Task: From the listing below, output the lines between the one with "Write a web" and the one with "const panelLetters = ['A', 'B', 'C', 'D'];", including those two, and nothing else. Pictures are not copied.

Record extracts:
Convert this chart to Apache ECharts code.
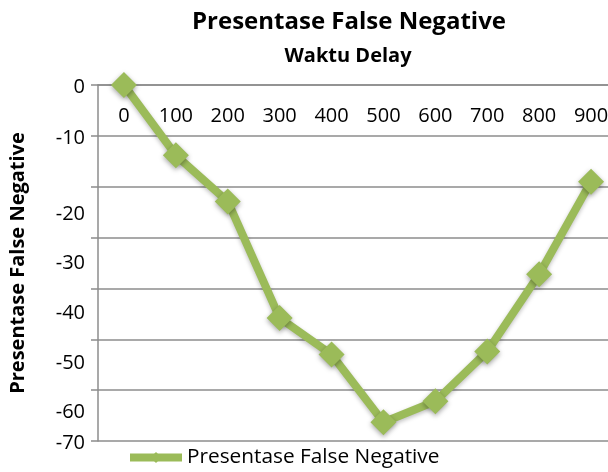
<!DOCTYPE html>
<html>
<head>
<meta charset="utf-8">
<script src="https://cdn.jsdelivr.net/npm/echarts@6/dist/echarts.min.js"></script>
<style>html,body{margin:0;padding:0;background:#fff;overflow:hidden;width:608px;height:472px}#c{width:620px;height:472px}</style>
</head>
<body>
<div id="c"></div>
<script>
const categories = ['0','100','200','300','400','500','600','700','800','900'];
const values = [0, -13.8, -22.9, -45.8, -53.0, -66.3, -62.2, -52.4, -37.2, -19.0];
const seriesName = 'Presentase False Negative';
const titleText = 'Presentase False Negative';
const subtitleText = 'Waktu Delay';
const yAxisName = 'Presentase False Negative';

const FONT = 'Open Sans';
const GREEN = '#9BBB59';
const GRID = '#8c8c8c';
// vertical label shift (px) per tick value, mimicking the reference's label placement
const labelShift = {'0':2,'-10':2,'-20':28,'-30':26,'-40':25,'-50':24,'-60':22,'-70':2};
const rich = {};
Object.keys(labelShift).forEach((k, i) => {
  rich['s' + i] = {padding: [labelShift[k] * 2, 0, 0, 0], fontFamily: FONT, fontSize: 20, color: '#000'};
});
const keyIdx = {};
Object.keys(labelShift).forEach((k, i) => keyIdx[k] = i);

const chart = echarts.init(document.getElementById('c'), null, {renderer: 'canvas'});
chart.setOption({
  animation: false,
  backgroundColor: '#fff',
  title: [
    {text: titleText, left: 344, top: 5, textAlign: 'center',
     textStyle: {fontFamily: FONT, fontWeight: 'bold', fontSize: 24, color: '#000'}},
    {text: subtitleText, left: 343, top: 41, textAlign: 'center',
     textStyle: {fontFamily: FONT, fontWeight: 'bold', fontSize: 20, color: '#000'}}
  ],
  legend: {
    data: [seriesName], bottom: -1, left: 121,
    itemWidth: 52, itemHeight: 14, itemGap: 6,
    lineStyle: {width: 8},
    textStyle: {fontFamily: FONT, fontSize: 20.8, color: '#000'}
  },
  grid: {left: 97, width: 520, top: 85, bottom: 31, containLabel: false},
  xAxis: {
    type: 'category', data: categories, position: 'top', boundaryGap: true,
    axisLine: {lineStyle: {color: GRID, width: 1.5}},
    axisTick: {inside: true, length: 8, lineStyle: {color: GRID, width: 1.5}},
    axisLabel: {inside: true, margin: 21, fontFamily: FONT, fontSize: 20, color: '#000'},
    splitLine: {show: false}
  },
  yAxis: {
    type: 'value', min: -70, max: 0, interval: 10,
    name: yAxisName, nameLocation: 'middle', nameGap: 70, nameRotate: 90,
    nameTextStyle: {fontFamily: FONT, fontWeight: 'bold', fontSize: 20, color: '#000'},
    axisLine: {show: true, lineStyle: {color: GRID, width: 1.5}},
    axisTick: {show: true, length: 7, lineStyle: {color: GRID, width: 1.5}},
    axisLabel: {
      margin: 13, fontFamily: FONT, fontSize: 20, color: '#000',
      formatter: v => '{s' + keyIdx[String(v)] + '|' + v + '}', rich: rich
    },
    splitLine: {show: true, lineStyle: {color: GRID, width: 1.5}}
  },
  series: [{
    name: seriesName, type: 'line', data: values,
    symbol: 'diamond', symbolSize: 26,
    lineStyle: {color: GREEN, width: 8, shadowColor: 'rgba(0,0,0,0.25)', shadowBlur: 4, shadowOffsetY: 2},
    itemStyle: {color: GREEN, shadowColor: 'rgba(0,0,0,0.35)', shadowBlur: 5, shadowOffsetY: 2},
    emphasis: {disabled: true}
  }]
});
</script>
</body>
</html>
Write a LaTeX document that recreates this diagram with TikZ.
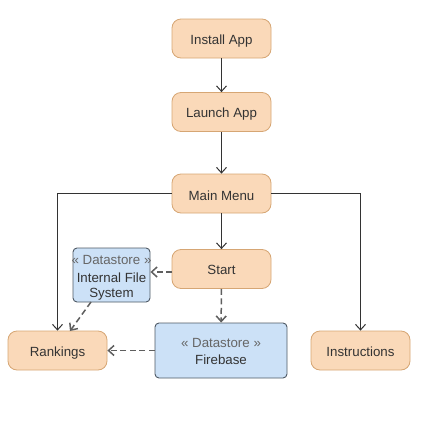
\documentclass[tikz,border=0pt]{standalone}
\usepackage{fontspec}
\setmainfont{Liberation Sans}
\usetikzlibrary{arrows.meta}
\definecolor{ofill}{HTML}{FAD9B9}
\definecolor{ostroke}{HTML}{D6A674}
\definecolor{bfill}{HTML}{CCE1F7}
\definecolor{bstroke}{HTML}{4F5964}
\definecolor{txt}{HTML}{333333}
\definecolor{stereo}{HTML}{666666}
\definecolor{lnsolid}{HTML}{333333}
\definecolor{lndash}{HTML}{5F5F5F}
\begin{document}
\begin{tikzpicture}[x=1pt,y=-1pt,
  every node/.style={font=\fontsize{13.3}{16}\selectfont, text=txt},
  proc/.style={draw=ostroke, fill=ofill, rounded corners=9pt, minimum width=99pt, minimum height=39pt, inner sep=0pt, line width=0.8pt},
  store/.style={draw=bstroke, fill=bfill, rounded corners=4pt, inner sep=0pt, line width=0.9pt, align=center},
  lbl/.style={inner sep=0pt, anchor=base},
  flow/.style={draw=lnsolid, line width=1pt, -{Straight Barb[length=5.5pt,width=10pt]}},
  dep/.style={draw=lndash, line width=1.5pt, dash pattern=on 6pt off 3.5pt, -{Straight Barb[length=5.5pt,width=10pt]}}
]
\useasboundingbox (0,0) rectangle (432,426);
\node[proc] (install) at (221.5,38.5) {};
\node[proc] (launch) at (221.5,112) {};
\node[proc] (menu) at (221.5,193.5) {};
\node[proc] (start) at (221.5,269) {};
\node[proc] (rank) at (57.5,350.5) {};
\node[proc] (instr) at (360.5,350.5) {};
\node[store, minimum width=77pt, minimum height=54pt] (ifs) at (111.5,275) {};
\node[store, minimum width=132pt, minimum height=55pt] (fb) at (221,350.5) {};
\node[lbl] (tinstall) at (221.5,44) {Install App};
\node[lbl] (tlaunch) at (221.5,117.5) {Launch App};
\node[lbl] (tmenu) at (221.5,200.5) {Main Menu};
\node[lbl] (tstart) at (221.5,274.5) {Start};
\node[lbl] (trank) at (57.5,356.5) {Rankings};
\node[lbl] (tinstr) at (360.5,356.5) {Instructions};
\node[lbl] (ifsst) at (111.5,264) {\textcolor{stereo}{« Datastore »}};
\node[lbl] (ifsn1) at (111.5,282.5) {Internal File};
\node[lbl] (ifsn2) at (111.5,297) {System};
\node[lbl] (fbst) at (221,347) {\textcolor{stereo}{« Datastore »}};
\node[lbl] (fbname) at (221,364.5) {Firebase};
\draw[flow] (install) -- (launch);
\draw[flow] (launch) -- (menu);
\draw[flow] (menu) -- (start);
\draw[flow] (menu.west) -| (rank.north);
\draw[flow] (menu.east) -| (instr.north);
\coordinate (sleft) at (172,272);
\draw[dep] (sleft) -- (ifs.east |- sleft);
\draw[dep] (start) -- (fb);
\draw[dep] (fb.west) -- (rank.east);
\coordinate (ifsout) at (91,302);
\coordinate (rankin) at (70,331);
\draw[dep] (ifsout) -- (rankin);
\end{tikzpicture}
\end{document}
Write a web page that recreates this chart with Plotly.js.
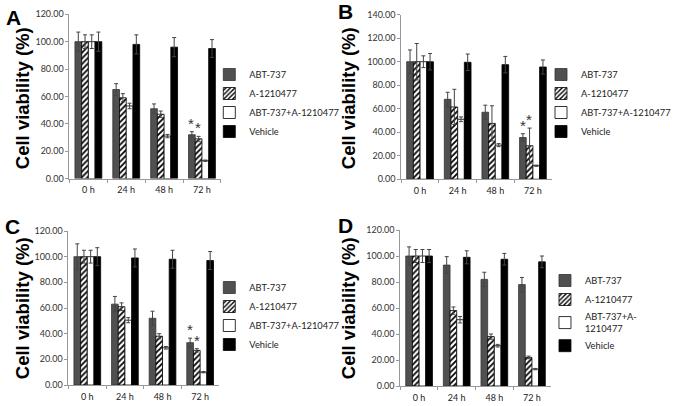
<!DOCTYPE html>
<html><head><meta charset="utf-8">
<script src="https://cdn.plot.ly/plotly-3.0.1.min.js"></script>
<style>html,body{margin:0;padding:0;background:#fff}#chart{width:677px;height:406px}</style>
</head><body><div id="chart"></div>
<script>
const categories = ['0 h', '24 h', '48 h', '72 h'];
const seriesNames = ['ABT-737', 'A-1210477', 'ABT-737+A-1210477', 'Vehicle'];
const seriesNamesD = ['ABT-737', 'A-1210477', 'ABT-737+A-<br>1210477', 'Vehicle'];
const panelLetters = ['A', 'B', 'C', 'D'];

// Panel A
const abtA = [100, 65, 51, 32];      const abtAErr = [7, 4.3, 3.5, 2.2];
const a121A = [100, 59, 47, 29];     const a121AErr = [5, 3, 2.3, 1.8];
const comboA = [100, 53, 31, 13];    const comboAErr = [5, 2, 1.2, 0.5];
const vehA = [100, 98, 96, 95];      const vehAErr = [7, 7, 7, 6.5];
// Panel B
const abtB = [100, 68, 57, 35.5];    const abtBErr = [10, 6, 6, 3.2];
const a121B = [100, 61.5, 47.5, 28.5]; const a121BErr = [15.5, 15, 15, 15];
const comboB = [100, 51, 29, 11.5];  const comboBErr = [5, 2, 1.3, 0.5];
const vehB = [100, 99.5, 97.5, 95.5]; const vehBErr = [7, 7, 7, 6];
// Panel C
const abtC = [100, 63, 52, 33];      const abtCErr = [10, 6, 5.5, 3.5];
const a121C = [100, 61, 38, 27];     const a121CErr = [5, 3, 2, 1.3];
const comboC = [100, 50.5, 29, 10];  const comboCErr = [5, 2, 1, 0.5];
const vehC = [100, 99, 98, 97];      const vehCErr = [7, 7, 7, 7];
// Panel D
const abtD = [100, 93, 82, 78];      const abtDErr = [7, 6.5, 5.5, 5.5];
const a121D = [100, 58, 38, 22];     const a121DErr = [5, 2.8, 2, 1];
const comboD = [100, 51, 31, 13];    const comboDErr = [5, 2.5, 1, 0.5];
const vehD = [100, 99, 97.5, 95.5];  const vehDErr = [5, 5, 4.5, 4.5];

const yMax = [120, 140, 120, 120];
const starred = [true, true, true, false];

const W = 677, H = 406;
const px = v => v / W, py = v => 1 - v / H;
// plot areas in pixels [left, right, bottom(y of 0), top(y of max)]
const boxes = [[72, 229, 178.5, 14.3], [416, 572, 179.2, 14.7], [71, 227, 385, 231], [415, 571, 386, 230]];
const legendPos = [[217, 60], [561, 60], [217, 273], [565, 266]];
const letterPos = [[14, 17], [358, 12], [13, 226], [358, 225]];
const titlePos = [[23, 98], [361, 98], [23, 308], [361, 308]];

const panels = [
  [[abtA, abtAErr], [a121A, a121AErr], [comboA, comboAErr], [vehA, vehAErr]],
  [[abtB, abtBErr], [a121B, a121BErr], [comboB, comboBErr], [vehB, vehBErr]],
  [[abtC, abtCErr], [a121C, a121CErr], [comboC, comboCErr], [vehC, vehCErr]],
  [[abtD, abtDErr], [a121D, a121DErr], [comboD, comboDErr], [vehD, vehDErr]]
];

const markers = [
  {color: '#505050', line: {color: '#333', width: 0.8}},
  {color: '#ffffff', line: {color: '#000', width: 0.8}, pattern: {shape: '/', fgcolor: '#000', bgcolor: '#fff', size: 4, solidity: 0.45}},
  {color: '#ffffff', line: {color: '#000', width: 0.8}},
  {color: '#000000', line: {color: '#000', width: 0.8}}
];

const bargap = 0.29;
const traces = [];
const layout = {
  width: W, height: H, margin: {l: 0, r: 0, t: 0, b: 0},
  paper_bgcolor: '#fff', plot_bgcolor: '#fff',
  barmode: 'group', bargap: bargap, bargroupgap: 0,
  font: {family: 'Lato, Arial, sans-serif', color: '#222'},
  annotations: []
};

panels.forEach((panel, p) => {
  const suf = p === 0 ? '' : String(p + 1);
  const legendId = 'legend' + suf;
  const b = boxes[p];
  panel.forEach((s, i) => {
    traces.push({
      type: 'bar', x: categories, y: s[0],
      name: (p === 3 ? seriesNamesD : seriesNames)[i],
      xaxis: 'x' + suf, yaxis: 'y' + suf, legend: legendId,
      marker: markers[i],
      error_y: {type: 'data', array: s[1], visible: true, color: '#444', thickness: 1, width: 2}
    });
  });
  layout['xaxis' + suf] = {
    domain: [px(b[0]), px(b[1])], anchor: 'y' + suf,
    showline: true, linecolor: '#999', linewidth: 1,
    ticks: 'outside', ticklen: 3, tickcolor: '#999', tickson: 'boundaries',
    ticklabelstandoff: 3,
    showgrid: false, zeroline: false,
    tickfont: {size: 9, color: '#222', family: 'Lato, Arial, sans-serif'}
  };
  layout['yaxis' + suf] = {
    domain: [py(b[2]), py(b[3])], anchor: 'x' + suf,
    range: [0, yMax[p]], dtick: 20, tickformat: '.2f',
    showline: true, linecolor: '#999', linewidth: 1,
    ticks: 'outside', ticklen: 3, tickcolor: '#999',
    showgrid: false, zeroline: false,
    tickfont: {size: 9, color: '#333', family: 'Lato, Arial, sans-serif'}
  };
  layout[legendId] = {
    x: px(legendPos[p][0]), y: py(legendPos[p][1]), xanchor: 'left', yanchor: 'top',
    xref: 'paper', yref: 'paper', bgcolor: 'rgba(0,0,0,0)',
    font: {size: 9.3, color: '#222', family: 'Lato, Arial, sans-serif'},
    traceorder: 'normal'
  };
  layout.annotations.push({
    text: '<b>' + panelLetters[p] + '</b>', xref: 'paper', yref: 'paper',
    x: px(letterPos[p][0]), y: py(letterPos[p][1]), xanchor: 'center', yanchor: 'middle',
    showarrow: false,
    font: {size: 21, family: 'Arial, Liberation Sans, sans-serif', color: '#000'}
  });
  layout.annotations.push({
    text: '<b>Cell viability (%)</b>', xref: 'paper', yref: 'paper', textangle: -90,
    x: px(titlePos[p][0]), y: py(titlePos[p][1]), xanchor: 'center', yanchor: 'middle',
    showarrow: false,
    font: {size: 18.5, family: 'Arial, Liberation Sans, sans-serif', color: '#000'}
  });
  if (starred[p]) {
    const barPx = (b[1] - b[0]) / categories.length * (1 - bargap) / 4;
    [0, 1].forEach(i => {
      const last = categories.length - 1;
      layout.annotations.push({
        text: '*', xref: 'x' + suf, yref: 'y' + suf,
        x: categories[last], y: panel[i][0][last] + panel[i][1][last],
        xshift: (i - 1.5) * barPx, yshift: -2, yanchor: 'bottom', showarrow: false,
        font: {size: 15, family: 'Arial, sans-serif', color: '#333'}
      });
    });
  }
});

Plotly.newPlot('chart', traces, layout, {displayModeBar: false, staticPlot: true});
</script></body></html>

* * *

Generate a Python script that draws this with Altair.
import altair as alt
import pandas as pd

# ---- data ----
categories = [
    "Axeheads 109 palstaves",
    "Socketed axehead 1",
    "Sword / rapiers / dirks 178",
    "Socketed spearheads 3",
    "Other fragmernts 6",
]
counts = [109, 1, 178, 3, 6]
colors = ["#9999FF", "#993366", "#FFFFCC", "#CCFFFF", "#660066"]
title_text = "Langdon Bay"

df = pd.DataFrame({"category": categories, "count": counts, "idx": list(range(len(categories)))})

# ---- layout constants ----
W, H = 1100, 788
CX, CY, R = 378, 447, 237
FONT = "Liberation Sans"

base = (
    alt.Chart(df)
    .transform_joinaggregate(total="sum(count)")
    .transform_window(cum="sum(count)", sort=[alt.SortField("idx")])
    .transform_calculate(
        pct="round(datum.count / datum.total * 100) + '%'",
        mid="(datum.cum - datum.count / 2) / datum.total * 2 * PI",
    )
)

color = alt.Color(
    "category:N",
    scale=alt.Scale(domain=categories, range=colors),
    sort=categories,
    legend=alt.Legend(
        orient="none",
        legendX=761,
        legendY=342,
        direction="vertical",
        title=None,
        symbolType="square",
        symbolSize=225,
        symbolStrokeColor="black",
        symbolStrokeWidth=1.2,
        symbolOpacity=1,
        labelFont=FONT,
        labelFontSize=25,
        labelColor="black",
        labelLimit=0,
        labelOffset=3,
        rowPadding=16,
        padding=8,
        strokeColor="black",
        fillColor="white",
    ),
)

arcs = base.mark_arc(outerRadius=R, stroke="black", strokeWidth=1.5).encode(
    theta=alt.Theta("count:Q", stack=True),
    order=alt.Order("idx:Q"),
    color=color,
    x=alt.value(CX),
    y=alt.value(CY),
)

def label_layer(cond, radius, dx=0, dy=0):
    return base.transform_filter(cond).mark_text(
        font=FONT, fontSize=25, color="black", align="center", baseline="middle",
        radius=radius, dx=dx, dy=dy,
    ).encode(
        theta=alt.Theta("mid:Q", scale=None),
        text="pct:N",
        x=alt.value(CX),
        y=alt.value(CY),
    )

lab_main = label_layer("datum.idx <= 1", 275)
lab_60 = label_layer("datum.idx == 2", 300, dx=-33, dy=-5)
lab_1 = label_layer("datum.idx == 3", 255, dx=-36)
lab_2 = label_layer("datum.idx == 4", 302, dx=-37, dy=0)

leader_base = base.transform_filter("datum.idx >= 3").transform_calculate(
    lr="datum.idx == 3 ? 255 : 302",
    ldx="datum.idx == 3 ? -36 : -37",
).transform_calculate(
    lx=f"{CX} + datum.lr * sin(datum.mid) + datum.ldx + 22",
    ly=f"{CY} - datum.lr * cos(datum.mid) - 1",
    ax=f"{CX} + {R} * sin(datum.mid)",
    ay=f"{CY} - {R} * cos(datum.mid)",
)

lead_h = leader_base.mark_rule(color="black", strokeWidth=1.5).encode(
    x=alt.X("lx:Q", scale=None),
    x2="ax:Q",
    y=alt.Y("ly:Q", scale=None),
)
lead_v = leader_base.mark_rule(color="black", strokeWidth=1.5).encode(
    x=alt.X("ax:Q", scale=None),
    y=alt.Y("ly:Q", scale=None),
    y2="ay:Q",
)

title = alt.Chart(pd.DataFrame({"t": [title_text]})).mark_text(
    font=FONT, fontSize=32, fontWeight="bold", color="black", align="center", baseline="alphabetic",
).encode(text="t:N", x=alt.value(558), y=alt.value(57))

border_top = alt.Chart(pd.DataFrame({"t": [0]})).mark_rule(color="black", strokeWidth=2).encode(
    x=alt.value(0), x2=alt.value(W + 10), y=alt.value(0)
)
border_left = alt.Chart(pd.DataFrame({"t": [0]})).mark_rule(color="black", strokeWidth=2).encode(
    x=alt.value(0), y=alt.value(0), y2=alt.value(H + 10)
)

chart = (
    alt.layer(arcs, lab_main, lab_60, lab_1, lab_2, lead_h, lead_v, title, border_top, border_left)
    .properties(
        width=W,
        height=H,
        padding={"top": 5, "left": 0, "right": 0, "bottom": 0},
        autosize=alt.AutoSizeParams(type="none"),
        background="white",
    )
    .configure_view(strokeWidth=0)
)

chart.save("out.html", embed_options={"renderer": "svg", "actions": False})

Response:
Write a web page that recreates this chart with Plotly.js.
<!DOCTYPE html>
<html><head><meta charset="utf-8">
<script src="https://cdn.plot.ly/plotly-3.0.1.min.js"></script>
<style>html,body{margin:0;padding:0;background:#fff}#chart{width:677px;height:406px}</style>
</head><body><div id="chart"></div>
<script>
const categories = ['0 h', '24 h', '48 h', '72 h'];
const seriesNames = ['ABT-737', 'A-1210477', 'ABT-737+A-1210477', 'Vehicle'];
const seriesNamesD = ['ABT-737', 'A-1210477', 'ABT-737+A-<br>1210477', 'Vehicle'];
const panelLetters = ['A', 'B', 'C', 'D'];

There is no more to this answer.